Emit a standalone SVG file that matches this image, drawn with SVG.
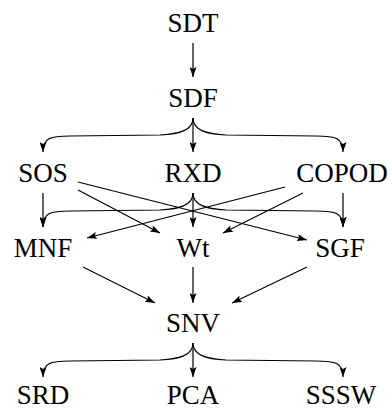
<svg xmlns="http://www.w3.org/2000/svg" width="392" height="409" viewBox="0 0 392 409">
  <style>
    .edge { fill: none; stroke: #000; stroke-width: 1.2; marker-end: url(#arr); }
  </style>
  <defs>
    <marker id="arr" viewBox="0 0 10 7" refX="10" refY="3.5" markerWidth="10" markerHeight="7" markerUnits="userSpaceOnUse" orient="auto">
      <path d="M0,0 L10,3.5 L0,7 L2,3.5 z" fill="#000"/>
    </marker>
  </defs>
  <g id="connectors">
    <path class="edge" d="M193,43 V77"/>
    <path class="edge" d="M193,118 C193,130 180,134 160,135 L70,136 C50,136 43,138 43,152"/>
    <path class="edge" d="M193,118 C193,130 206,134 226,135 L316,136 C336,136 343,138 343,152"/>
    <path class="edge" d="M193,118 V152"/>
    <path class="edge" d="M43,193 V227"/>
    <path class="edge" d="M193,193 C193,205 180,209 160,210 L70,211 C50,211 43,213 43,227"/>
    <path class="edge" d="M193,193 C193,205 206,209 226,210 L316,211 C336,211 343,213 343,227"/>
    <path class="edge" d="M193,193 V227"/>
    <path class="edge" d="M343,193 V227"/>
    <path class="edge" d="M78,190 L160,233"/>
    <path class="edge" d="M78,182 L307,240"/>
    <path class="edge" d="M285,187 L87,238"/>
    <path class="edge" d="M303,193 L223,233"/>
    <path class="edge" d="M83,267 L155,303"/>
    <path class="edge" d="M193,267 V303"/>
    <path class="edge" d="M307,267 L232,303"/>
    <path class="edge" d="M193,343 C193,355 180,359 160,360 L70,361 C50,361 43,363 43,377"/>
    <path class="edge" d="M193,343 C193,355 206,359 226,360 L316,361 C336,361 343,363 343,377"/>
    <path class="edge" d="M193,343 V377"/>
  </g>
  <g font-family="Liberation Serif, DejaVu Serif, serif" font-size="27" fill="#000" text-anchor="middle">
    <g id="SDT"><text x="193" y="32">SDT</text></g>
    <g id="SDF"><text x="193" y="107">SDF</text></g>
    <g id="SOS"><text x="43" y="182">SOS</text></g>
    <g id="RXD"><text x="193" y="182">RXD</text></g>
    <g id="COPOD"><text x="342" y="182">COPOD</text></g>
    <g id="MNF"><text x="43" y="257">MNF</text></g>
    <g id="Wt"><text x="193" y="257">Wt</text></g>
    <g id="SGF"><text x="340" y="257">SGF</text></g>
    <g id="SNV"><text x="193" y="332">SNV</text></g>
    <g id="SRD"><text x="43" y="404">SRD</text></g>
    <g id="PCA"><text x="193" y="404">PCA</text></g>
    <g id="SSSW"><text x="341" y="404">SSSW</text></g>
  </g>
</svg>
+--
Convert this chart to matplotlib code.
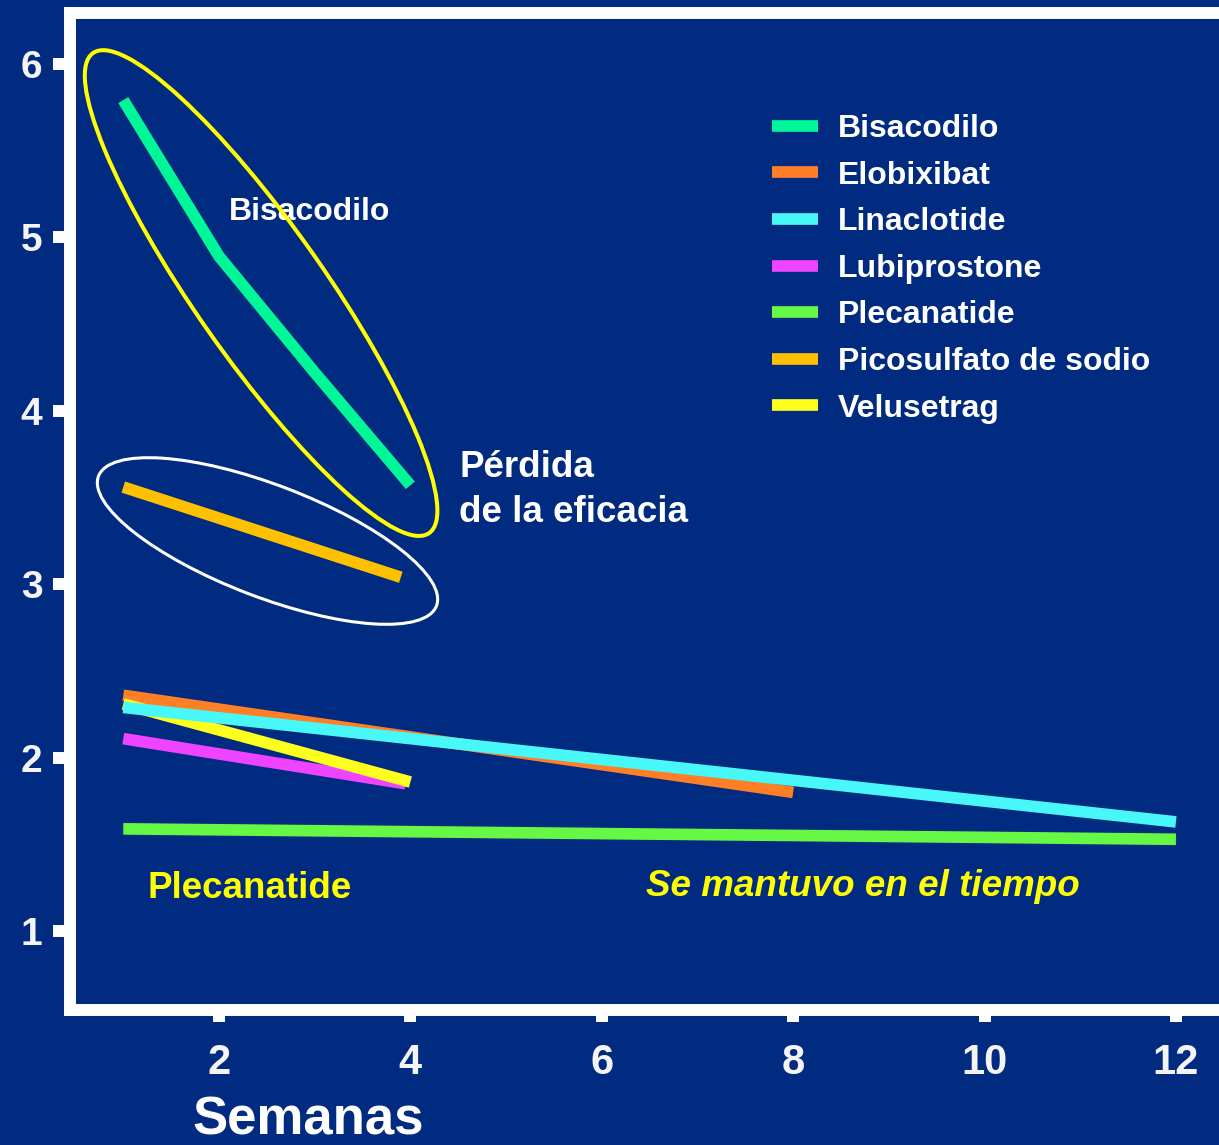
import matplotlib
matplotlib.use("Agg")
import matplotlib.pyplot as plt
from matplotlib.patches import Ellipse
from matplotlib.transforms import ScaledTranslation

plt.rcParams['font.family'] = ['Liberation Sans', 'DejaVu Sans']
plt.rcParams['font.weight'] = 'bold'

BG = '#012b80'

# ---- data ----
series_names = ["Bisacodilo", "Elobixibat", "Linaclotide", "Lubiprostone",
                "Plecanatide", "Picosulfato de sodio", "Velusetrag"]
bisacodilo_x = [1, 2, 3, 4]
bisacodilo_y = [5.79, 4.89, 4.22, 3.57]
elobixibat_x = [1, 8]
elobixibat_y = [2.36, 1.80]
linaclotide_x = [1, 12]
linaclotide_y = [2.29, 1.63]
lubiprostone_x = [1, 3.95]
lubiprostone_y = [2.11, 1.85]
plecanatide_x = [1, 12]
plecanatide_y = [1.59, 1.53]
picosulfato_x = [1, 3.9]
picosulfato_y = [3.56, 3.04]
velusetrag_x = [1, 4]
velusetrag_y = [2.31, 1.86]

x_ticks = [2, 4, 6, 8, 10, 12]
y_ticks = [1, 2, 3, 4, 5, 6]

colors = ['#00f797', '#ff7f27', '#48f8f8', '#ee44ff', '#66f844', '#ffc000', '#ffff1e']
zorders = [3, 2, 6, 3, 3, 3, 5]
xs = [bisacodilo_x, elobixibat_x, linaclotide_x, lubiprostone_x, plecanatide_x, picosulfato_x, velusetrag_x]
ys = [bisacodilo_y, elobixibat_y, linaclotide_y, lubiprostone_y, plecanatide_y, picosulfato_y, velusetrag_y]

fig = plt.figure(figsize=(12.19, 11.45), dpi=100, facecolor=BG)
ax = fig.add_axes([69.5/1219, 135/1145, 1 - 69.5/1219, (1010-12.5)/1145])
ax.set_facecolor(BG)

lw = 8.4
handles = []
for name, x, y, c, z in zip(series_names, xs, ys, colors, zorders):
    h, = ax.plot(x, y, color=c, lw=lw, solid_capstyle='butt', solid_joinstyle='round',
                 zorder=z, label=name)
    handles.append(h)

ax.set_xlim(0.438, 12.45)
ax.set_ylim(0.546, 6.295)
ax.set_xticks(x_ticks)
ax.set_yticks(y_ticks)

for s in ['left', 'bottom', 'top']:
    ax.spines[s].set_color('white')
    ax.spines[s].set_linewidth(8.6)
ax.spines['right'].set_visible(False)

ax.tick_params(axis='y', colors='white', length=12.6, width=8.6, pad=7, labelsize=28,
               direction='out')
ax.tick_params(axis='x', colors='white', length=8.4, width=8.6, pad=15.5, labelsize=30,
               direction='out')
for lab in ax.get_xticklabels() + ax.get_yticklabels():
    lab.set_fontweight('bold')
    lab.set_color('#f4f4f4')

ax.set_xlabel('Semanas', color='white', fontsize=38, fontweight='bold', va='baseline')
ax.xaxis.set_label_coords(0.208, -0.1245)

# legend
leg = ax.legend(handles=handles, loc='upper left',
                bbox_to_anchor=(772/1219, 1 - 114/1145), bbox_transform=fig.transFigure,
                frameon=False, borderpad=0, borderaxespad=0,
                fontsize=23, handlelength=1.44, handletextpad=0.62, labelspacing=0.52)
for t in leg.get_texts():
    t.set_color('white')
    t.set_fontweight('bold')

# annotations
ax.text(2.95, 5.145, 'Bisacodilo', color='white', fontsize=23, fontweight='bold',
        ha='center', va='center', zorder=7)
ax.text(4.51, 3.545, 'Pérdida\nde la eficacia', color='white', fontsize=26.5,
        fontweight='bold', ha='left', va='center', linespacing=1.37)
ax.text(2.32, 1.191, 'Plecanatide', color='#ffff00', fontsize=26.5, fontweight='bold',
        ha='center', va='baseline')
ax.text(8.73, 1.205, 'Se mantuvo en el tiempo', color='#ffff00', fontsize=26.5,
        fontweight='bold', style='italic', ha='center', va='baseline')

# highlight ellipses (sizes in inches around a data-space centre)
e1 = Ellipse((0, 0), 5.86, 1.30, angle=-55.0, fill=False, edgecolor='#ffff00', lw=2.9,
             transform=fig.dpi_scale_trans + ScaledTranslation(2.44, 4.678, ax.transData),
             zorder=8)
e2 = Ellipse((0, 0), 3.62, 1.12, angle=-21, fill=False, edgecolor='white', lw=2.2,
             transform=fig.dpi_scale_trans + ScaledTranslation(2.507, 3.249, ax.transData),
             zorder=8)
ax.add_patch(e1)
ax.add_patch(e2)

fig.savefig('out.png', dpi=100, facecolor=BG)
+--
*WRITTEN INSTRUCTION*.
Repeat exactly the lines above, from the line that contains "Convert this chart to matplotlib code." down through the line that contains "BG = '#012b80'". Include both of those lines and none of the pictures.

*FULL ANSWER*.
Convert this chart to matplotlib code.
import matplotlib
matplotlib.use("Agg")
import matplotlib.pyplot as plt
from matplotlib.patches import Ellipse
from matplotlib.transforms import ScaledTranslation

plt.rcParams['font.family'] = ['Liberation Sans', 'DejaVu Sans']
plt.rcParams['font.weight'] = 'bold'

BG = '#012b80'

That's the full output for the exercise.